Graduation season is upon us. It’s been over a decade since my high school graduation and there are many things I wish I could go back and tell myself. As the first college graduate in my immediate family, I knew very little about the process, how to go about choosing a college, a major, financial aid, etc. At 18, all I knew was I wanted to get far away from home (and my crazy family) and establish independence. I knew it would be more expensive to go out-of-state, but that didn’t really mean anything to me because I could get student loans anywhere. I only applied to two colleges; both were six to eight hours away from home, both offered an exciting new adventure and both accepted me and offered student loans to cover tuition. Ten years later, here are seven things I wish I had known.
- Unless you are getting a scholarship for an out-of-state school, stay in your home state for college.
- It’s ok to not go to a big university for the first couple of years.
- Picking a major is not that important.
- If you are an introvert, be sure to join a club or group where you can meet people and force yourself out of your comfort zone.
- What happened in high school stays in high school.
- If you make mistakes and learn from them, then they were mistakes worth making.
- Take a personal finance course or budgeting session.
At in-state public colleges, tuition is much cheaper, and although you feel the need for independence, one hour away is just as effective as six. After one semester, I decided to return home because the cost was too expensive especially when I didn’t know what major was perfect for me.

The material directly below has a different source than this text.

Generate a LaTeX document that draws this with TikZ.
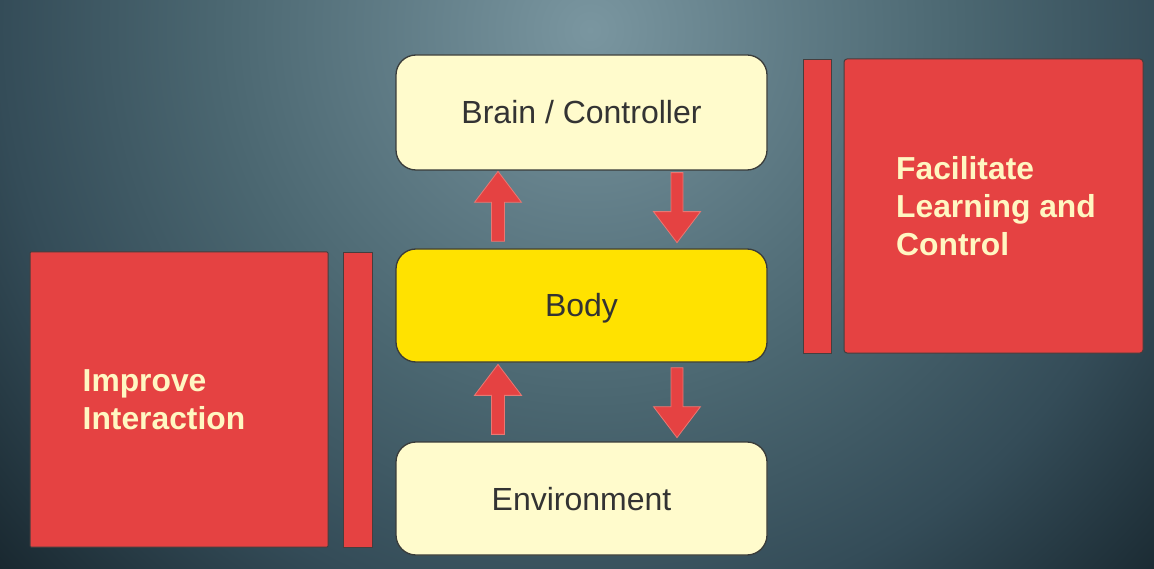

Most of the classes you will be taking for the first two years are general education courses. If you are tight on cash, go to a local community college to knock those out. Many community colleges offer tuition benefits and guarantee acceptance into state universities if you complete an associate’s degree.
If you have no idea what you want to do for the rest of your life, it’s ok. Resist the pressure of committing to a major you may hate if you are not completely sure. This is one of the plus sides of having those two years to explore majors and your interests while you take the general education courses.
The transition to a new place is hard for everyone, but this is especially true for introverts. Meeting new people, going to social events where you don’t know anyone or just having to deal with a roommate you don’t know can be challenging. Be sure to put yourself out there and meet people. This is where a lot of lifelong friendships begin.
Beginning college is one of those “clean slate” moments in life. You get to recreate yourself and be completely you without anyone knowing your past. People won’t know if you were the class clown, the shy girl in the back or the teacher’s pet. You will just be you.
Don’t be too hard on yourself for mistakes you have made, whether it is the college you chose, the date you took to prom or the car you drove way too fast. All of these decisions made really do make you wiser. Plus, should you really be held accountable for decisions made when your brain wasn’t even fully developed?
Budgeting is a foundational life skill. It is important to be able to earn money and manage it well. Becoming an adult comes with a lot of responsibility. If you don’t manage your money well, the consequences could stick around for years to come.
You know what they say, “Hindsight is 20/20.” Take my word for it, these tips are good advice, and I hope they will be helpful to you. Best of luck as you move into this new and exciting chapter of life!